PROVIDED MATERIAL:
====================

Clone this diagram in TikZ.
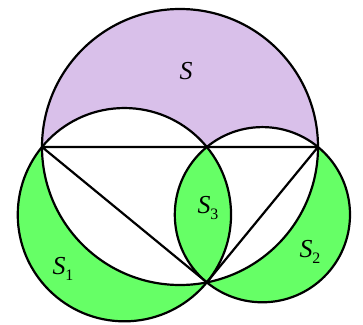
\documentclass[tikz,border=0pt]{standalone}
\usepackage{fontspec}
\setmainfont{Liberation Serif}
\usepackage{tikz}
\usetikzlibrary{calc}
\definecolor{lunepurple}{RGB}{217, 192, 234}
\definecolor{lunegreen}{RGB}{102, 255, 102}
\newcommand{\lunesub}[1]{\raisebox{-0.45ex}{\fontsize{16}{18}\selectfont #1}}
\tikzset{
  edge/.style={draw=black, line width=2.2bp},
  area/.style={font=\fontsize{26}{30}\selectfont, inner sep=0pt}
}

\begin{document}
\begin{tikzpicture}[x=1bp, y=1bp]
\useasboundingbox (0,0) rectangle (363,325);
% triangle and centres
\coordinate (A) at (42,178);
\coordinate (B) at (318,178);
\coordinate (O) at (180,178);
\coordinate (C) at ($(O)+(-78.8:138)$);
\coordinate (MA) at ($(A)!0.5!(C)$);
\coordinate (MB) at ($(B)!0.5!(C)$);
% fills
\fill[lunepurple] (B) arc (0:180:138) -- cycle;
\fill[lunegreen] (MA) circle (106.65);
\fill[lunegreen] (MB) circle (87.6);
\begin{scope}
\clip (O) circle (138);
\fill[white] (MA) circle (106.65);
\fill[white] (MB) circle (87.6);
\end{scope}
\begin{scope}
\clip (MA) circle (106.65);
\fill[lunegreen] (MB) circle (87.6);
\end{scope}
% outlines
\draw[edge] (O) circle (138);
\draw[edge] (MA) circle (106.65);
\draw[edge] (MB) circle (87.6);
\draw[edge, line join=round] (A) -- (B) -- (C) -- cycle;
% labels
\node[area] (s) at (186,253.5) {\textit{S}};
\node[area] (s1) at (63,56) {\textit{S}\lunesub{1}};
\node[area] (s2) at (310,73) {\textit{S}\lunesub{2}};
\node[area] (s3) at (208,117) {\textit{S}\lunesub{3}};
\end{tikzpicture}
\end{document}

====================

STATED GOAL: Output a faithful copy of the data, with each picture left out.

SOLUTION:
Clone this diagram in TikZ.
\documentclass[tikz,border=0pt]{standalone}
\usepackage{fontspec}
\setmainfont{Liberation Serif}
\usepackage{tikz}
\usetikzlibrary{calc}
\definecolor{lunepurple}{RGB}{217, 192, 234}
\definecolor{lunegreen}{RGB}{102, 255, 102}
\newcommand{\lunesub}[1]{\raisebox{-0.45ex}{\fontsize{16}{18}\selectfont #1}}
\tikzset{
  edge/.style={draw=black, line width=2.2bp},
  area/.style={font=\fontsize{26}{30}\selectfont, inner sep=0pt}
}

\begin{document}
\begin{tikzpicture}[x=1bp, y=1bp]
\useasboundingbox (0,0) rectangle (363,325);
% triangle and centres
\coordinate (A) at (42,178);
\coordinate (B) at (318,178);
\coordinate (O) at (180,178);
\coordinate (C) at ($(O)+(-78.8:138)$);
\coordinate (MA) at ($(A)!0.5!(C)$);
\coordinate (MB) at ($(B)!0.5!(C)$);
% fills
\fill[lunepurple] (B) arc (0:180:138) -- cycle;
\fill[lunegreen] (MA) circle (106.65);
\fill[lunegreen] (MB) circle (87.6);
\begin{scope}
\clip (O) circle (138);
\fill[white] (MA) circle (106.65);
\fill[white] (MB) circle (87.6);
\end{scope}
\begin{scope}
\clip (MA) circle (106.65);
\fill[lunegreen] (MB) circle (87.6);
\end{scope}
% outlines
\draw[edge] (O) circle (138);
\draw[edge] (MA) circle (106.65);
\draw[edge] (MB) circle (87.6);
\draw[edge, line join=round] (A) -- (B) -- (C) -- cycle;
% labels
\node[area] (s) at (186,253.5) {\textit{S}};
\node[area] (s1) at (63,56) {\textit{S}\lunesub{1}};
\node[area] (s2) at (310,73) {\textit{S}\lunesub{2}};
\node[area] (s3) at (208,117) {\textit{S}\lunesub{3}};
\end{tikzpicture}
\end{document}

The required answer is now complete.